This time was going to be different. After four straight seasons of backing down at the moment of truth, after building what they thought would be enough depth to get through a playoff grind, after bringing Randy Carlyle back to coach them because they believed his calm and resourcefulness would guide them past their mental and emotional postseason hurdles, the ending was the same for the Ducks.
Maybe even more painful than in previous seasons, because they clawed and scratched and were on the brink of forcing a seventh game in the Western Conference finals before they let their last chance slip away.
They got a few steps further than they did a year ago. But if losing to the Nashville Predators in a six-game conference finals one year after the Predators had booted them out of the first round of the Stanley Cup playoffs meant the Ducks had accomplished something, that theory was contradicted by the tears welling in Ryan Kesler's eyes and the vacant stares of Andrew Cogliano and Corey Perry after their efforts to mount yet another remarkable rally fell short in a 6-3 loss Monday.

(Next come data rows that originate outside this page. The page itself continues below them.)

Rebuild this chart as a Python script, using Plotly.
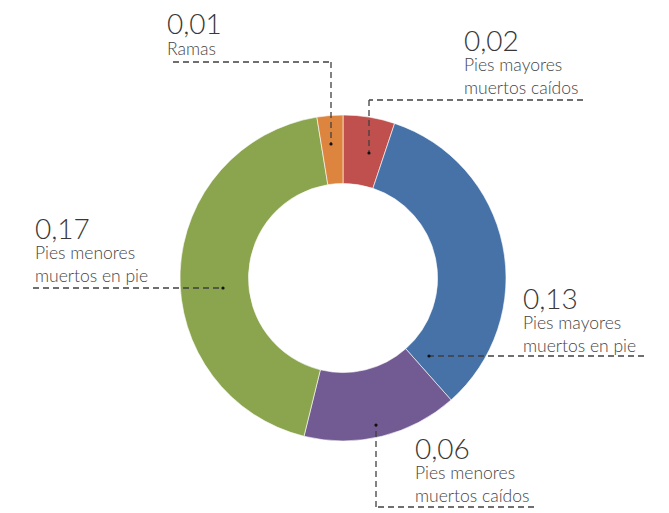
import plotly.graph_objects as go

W, H = 669, 513

# ---- data ----
categories = ["Pies mayores muertos caídos", "Pies mayores muertos en pie",
              "Pies menores muertos caídos", "Pies menores muertos en pie", "Ramas"]
values = [0.02, 0.13, 0.06, 0.17, 0.01]
colors = ["#C0504D", "#4672A8", "#725A92", "#8AA54E", "#DD843F"]

def px(x):
    return x / W

def py(y):
    return 1 - y / H

# ---- layout constants (pixels) ----
cx, cy, R = 343, 278, 163
# text left x, number baseline, last label baseline
text_pos = {
    "Pies mayores muertos caídos": (463, 50, 94.5),
    "Pies mayores muertos en pie": (522, 308, 352),
    "Pies menores muertos caídos": (414, 458, 502),
    "Pies menores muertos en pie": (34, 238, 282),
    "Ramas": (166, 33, 55),
}
# leader polylines (pixels), last point gets a dot
leaders = {
    "Ramas": [(173, 62), (331, 62), (331, 144)],
    "Pies mayores muertos caídos": [(583, 100), (369, 100), (369, 153)],
    "Pies menores muertos en pie": [(33, 288), (223, 288)],
    "Pies mayores muertos en pie": [(644, 356), (429, 356)],
    "Pies menores muertos caídos": [(534, 507), (376, 507), (376, 425)],
}

fig = go.Figure()
fig.add_trace(go.Pie(
    labels=categories, values=values, sort=False, direction="clockwise",
    rotation=0, hole=0.58, textinfo="none", hoverinfo="label+value",
    marker=dict(colors=colors, line=dict(color="#FFFFFF", width=0.6)),
    domain=dict(x=[px(cx - R), px(cx + R)], y=[py(cy + R), py(cy - R)]),
    showlegend=False,
))

NUM_SIZE, LAB_SIZE = 28, 17.5
annotations = []
for cat, val in zip(categories, values):
    lx, nb, lb = text_pos[cat]
    annotations.append(dict(
        x=px(lx), y=py(nb + NUM_SIZE * 0.27), xref="paper", yref="paper",
        xanchor="left", yanchor="bottom", showarrow=False,
        text=f"{val:.2f}".replace(".", ","),
        font=dict(family="Lato", size=NUM_SIZE, color="#383838", weight=300),
        borderpad=0,
    ))
    words = cat.split(" ")
    lines = [" ".join(words[:2]), " ".join(words[2:])] if len(words) > 2 else [cat]
    annotations.append(dict(
        x=px(lx), y=py(lb + LAB_SIZE * 0.27), xref="paper", yref="paper",
        xanchor="left", yanchor="bottom", align="left", showarrow=False,
        text="<br>".join(lines),
        font=dict(family="Lato", size=LAB_SIZE, color="#454545", weight=300),
        borderpad=0,
    ))

shapes = []
for cat, pts in leaders.items():
    for (x0, y0), (x1, y1) in zip(pts[:-1], pts[1:]):
        shapes.append(dict(type="line", xref="paper", yref="paper",
                           x0=px(x0), y0=py(y0), x1=px(x1), y1=py(y1),
                           line=dict(color="#404040", width=1.3, dash="6px,4px")))
    ex, ey = pts[-1]
    shapes.append(dict(type="circle", xref="paper", yref="paper",
                       x0=px(ex - 1.6), x1=px(ex + 1.6), y0=py(ey + 1.6), y1=py(ey - 1.6),
                       fillcolor="#111111", line=dict(width=0)))

fig.update_layout(
    width=W, height=H, margin=dict(l=0, r=0, t=0, b=0),
    paper_bgcolor="#FFFFFF", plot_bgcolor="#FFFFFF",
    annotations=annotations, shapes=shapes,
    font=dict(family="Lato"),
)
fig.write_html("out.html", config={"displayModeBar": False},
               post_script="document.body.style.margin='0';")
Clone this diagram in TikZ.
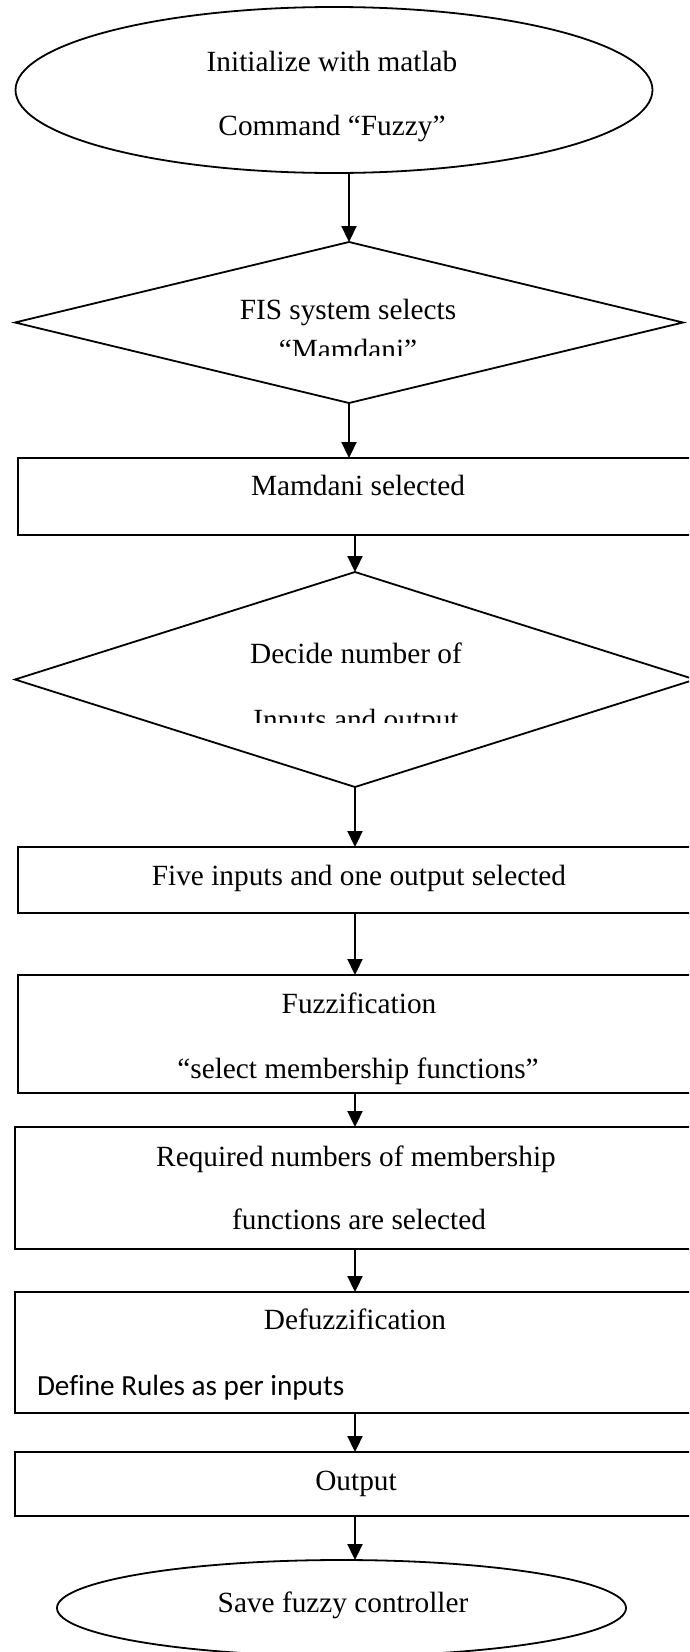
\documentclass[tikz,border=0pt]{standalone}
\usepackage{fontspec}
\setmainfont[Ligatures=NoCommon]{Liberation Serif}
\newfontfamily\calfont[Ligatures=NoCommon]{Carlito}
\usetikzlibrary{shapes.geometric,arrows.meta}
\begin{document}
\begin{tikzpicture}[x=1pt,y=-1pt,
  shp/.style={draw=black,line width=1.8pt,inner sep=0pt,outer sep=0pt},
  ell/.style={shp,ellipse},
  dia/.style={shp,diamond},
  boxn/.style={shp,rectangle,minimum width=674pt},
  txt/.style={inner sep=0pt,outer sep=0pt,anchor=base,font=\fontsize{29.3}{35}\selectfont},
  arr/.style={line width=2.2pt,-{Triangle[length=16pt,width=15pt]}}]
\useasboundingbox (0,0) rectangle (689,1652);
\clip (0,0) rectangle (689,1652);

% shapes
\node[ell,minimum width=637pt,minimum height=166pt] (e1) at (334,90) {};
\node[dia,minimum width=668pt,minimum height=161pt] (d1) at (349,322.5) {};
\node[boxn,minimum height=77pt] (b1) at (355,496.5) {};
\node[dia,minimum width=680pt,minimum height=215pt] (d2) at (355,679.5) {};
\node[boxn,minimum height=66pt] (b2) at (355,880) {};
\node[boxn,minimum height=118pt] (b3) at (355,1034) {};
\node[boxn,minimum width=680pt,minimum height=122pt] (b4) at (355,1188) {};
\node[boxn,minimum width=680pt,minimum height=121pt] (b5) at (355,1352.5) {};
\node[boxn,minimum width=680pt,minimum height=64pt] (b6) at (355,1484) {};
\node[ell,minimum width=569pt,minimum height=96pt] (e2) at (341.5,1608) {};

% texts
\node[txt] (t1a) at (332,71) {Initialize with matlab};
\node[txt] (t1b) at (332,135) {Command “Fuzzy”};
\node[txt] (t2a) at (348,319) {FIS system selects};
\begin{scope}
  \clip (0,0) rectangle (689,355);
  \node[txt] (t2b) at (348,359.5) {“Mamdani”};
\end{scope}
\node[txt] (t3) at (358,495) {Mamdani selected};
\node[txt] (t4a) at (356,663) {Decide number of};
\begin{scope}
  \clip (0,0) rectangle (689,722);
  \node[txt] (t4b) at (356,729.5) {Inputs and output};
\end{scope}
\node[txt] (t5) at (359,885) {Five inputs and one output selected};
\node[txt] (t6a) at (359,1013) {Fuzzification};
\node[txt] (t6b) at (358,1078) {“select membership functions”};
\node[txt] (t7a) at (356,1166) {Required numbers of membership};
\node[txt] (t7b) at (359,1229) {functions are selected};
\node[txt] (t8a) at (355,1329) {Defuzzification};
\node[txt,anchor=base west,font=\fontsize{29.2}{35}\calfont] (t8b) at (37,1395) {Define Rules as per inputs};
\node[txt] (t9) at (356,1490) {Output};
\node[txt] (t10) at (343,1612) {Save fuzzy controller};

% connectors
\draw[arr] (e1.south -| d1.north) -- (d1.north);
\draw[arr] (d1.south) -- (d1.south |- b1.north);
\draw[arr] (b1.south) -- (d2.north);
\draw[arr] (d2.south) -- (b2.north);
\draw[arr] (b2.south) -- (b3.north);
\draw[arr] (b3.south) -- (b4.north);
\draw[arr] (b4.south) -- (b5.north);
\draw[arr] (b5.south) -- (b6.north);
\draw[arr] (b6.south) -- (b6.south |- e2.north);
\end{tikzpicture}
\end{document}
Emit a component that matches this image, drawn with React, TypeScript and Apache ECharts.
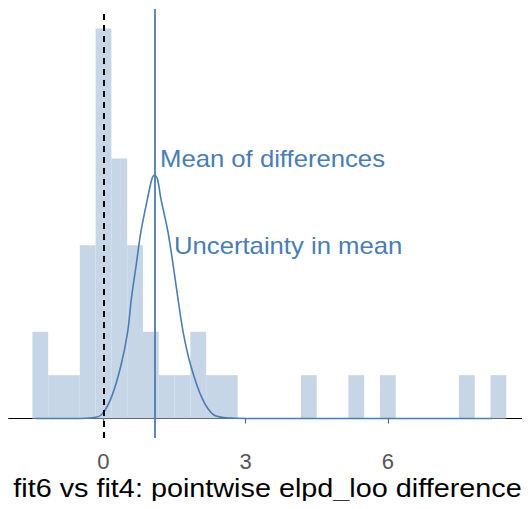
import React, { useEffect, useRef } from "react";
import * as echarts from "echarts";

// Histogram of pointwise elpd_loo differences (fit6 - fit4), 30 bins of width 1/3
const binStart = -1.5;
const binWidth = 1 / 3;
const binCounts = [
  2, 1, 1, 4, 9, 6, 4, 2, 1, 1,
  2, 1, 1, 0, 0, 0, 0, 1, 0, 0,
  1, 0, 1, 0, 0, 0, 0, 1, 0, 1,
];

// Mean of the differences
const meanDiff = 1.09;

// Scaled density of the uncertainty in the mean
const curveX = [
  -1.43, -0.6, -0.3, -0.05, 0.16, 0.37, 0.51, 0.59, 0.69, 0.79, 0.93, 1.02, 1.08,
  1.14, 1.21, 1.36, 1.47, 1.57, 1.68, 1.84, 2.08, 2.33, 2.7, 3.2, 8.2,
];
const curveY = [
  0, 0.0, 0.01, 0.08, 0.47, 1.23, 2.0, 2.78, 3.54, 4.31, 5.08, 5.52, 5.62,
  5.52, 5.08, 4.31, 3.54, 2.78, 2.0, 1.23, 0.47, 0.08, 0.01, 0, 0,
];

const tickValues = [0, 3, 6];
const xTitle = "fit6 vs fit4: pointwise elpd_loo difference";
const meanLabel = "Mean of differences";
const uncertaintyLabel = "Uncertainty in mean";

const BAR_COLOR = "#c6d6e6";
const LINE_COLOR = "#4a7db3";
const FONT = '"Liberation Sans", Arial, sans-serif';

export default function App() {
  const ref = useRef<HTMLDivElement>(null);

  useEffect(() => {
    if (!ref.current) return;
    const chart = echarts.init(ref.current, undefined, { renderer: "svg" });

    const bins = binCounts.map((c, i) => [
      binStart + i * binWidth,
      binStart + (i + 1) * binWidth,
      c,
    ]);
    const curve = curveX.map((x, i) => [x, curveY[i]]);

    chart.setOption({
      animation: false,
      textStyle: { fontFamily: FONT },
      grid: { left: 8.7, top: 9, width: 524.4, height: 429 },
      xAxis: {
        type: "value",
        min: -2,
        max: 9,
        splitLine: { show: false },
        axisLine: { show: true, lineStyle: { color: "#000", width: 1 } },
        axisTick: {
          show: true,
          customValues: tickValues,
          length: 5,
          lineStyle: { color: "#666", width: 1.2 },
        },
        axisLabel: {
          customValues: tickValues,
          color: "#555",
          fontSize: 22,
          margin: 12,
        },
      },
      yAxis: {
        type: "value",
        min: -0.45,
        max: 9.45,
        show: false,
      },
      series: [
        {
          type: "custom",
          data: bins,
          encode: { x: [0, 1], y: 2 },
          z: 1,
          renderItem: (params: any, api: any) => {
            const count = api.value(2);
            if (!count) return null;
            const p0 = api.coord([api.value(0), count]);
            const p1 = api.coord([api.value(1), 0]);
            return {
              type: "rect",
              shape: {
                x: p0[0],
                y: p0[1],
                width: p1[0] - p0[0],
                height: p1[1] - p0[1],
              },
              style: { fill: BAR_COLOR },
            };
          },
        },
        {
          type: "line",
          data: curve,
          showSymbol: false,
          smooth: 0.3,
          z: 3,
          lineStyle: { color: LINE_COLOR, width: 1.6 },
          markLine: {
            symbol: "none",
            silent: true,
            label: { show: false },
            data: [
              {
                xAxis: 0,
                lineStyle: { color: "#000", width: 2, type: [6, 5] },
              },
              {
                xAxis: meanDiff,
                lineStyle: { color: LINE_COLOR, width: 1.8, type: "solid" },
              },
            ],
          },
        },
      ],
      graphic: [
        {
          type: "text",
          x: 160,
          y: 159,
          scaleX: 1.07,
          style: {
            text: meanLabel,
            fill: LINE_COLOR,
            font: `24px ${FONT}`,
            verticalAlign: "middle",
          },
        },
        {
          type: "text",
          x: 174,
          y: 245.5,
          scaleX: 1.07,
          style: {
            text: uncertaintyLabel,
            fill: LINE_COLOR,
            font: `24px ${FONT}`,
            verticalAlign: "middle",
          },
        },
        {
          type: "text",
          x: 267.5,
          y: 488,
          scaleX: 1.13,
          style: {
            text: xTitle,
            fill: "#000",
            font: `25.5px ${FONT}`,
            align: "center",
            verticalAlign: "middle",
          },
        },
      ],
    });

    return () => chart.dispose();
  }, []);

  return <div ref={ref} style={{ width: 530, height: 509, margin: -8 }} />;
}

"Personally, I don't think the better team won tonight but it doesn't really matter what I think," said Kesler, who sat at his locker for long minutes with his head buried in a towel before he began to unlace his skates and unpeel the tape that held him and his equipment together. "They got the victory and they move on and we're going home."
The Predators are going to the Stanley Cup Final for the first time in their history. The Ducks are going home with sharp regrets.
"There's a lot of fight in this room and this one's going to sting for a while," Perry said. "You've got to give credit to them too. Their goalie played well. They're a structured team and they don't stray away from that and it works."
The Ducks ran out of comebacks in part because they didn't get championship-caliber goaltending from Jonathan Bernier, who was thrust into his first career playoff start after John Gibson told Carlyle following the morning skate that he couldn't play. Gibson suffered a hamstring injury in Game 5 but had been skating, which gave Carlyle some optimism that Gibson would play Monday.
"So we went along with the premise that he was going to be able to play based upon how he felt [Sunday]," Carlyle said, "but then when he took to the ice today he basically indicated to us he was not available."
Bernier had played a key role in the Ducks' late-season surge when he stood in for an injured Gibson, but he gave up two goals on the first three shots he faced. Yet, the Ducks weren't done. They erased two-goal deficits twice and were even at 3-3 and on the power play with a little more than eight minutes to play.
But then they squandered the power play — their fourth fruitless advantage — and were burned three seconds later when Colton Sissons — who couldn't crack Nashville's lineup as late as March — completed a hat trick when he converted a pass from Calle Jarnkrok at the 14-minute mark. The emotionally spent fans at Bridgestone Arena, who had been so loud and vibrant early in the game but had been silenced by the Ducks' rally, erupted in cheers again.
"It definitely hurts worse when you play that good and you come back and you know this team has shown resiliency all year and to give up a goal like that, it … sucks," Kesler said.
He's nearly 33 and might not have another good shot at the Cup.
The Ducks lineup had been depleted by injuries to productive forwards Rickard Rakell and Patrick Eaves and additionally weakened when winger Nick Ritchie took a foolish major boarding penalty and was ejected Monday.
Carlyle had found ways to compensate for that. He couldn't compensate for the lack of game-turning, momentum-generating saves from Bernier, who gave up four goals on the 16 shots he faced. "Well, I think that if you look at it, we scored three goals. We should win the hockey game. Simple as that," Carlyle said. "Playoff hockey. If you score three goals in a game, you should give yourself a pretty good chance for success."
The Predators began the playoffs seeded eighth, as were the eventual champion 2012 Kings. And, again like those Kings, they've mixed defense, excellent goaltending and a bit of magic into a triumphant formula. "They played hard and they played hard around our net and they dug in when they needed to," Getzlaf said. "Unfortunately we weren't able to elevate enough to get by them."
Or to write a more successful ending.